Correct Implementation:

# CORRECT: Account for swapping the last elements
return min(swaps_without_last_swap, swaps_with_last_swap + 1)

2. Incorrect Handling of Impossible Cases

Another pitfall is not properly handling the edge cases when one or both scenarios return -1.

Incorrect Implementation:

# WRONG: This will return incorrect results when one case is -1
return min(swaps_without_last_swap, swaps_with_last_swap + 1)
# If swaps_without_last_swap = -1, min(-1, valid_number) returns -1 incorrectly

Correct Implementation:

# CORRECT: Check for impossible cases first
if swaps_without_last_swap == -1 and swaps_with_last_swap == -1:
    return -1
if swaps_without_last_swap == -1:
    return swaps_with_last_swap + 1
if swaps_with_last_swap == -1:
    return swaps_without_last_swap
return min(swaps_without_last_swap, swaps_with_last_swap + 1)

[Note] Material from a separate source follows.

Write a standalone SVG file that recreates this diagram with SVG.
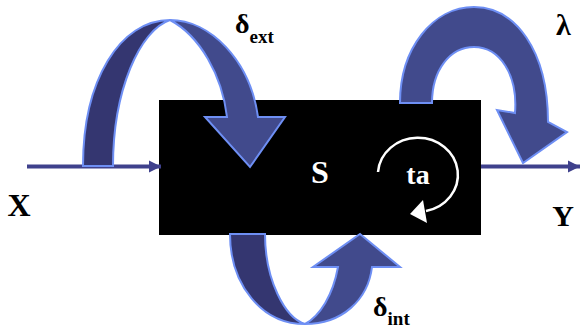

3. Confusing the Swap Logic in the Helper Function

It's easy to mix up the conditions for when a swap is needed versus when it's impossible.

Incorrect Logic:

# WRONG: Checking wrong conditions
if num1 <= max_val1 or num2 <= max_val2:  # Using OR instead of AND
    continue

Correct Logic:

# CORRECT: Both conditions must be satisfied without swap
if num1 <= max_val1 and num2 <= max_val2:
    continue
# Check if swap would help
if num1 <= max_val2 and num2 <= max_val1:
    swap_count += 1
else:
    return -1  # Impossible even with swap

4. Including the Last Elements in the Iteration

The helper function should only check elements from index 0 to n-2, not including the last elements.

Incorrect Implementation:

# WRONG: Including last elements in the check
for num1, num2 in zip(nums1, nums2):  # Iterates through ALL elements
    # This would incorrectly process the last pair

Correct Implementation:

# CORRECT: Exclude the last elements
for num1, num2 in zip(nums1[:-1], nums2[:-1]):
    # Only processes elements before the last position

These pitfalls can lead to incorrect results or runtime errors. Always remember to carefully consider the swap counting logic and edge case handling when implementing this type of algorithm.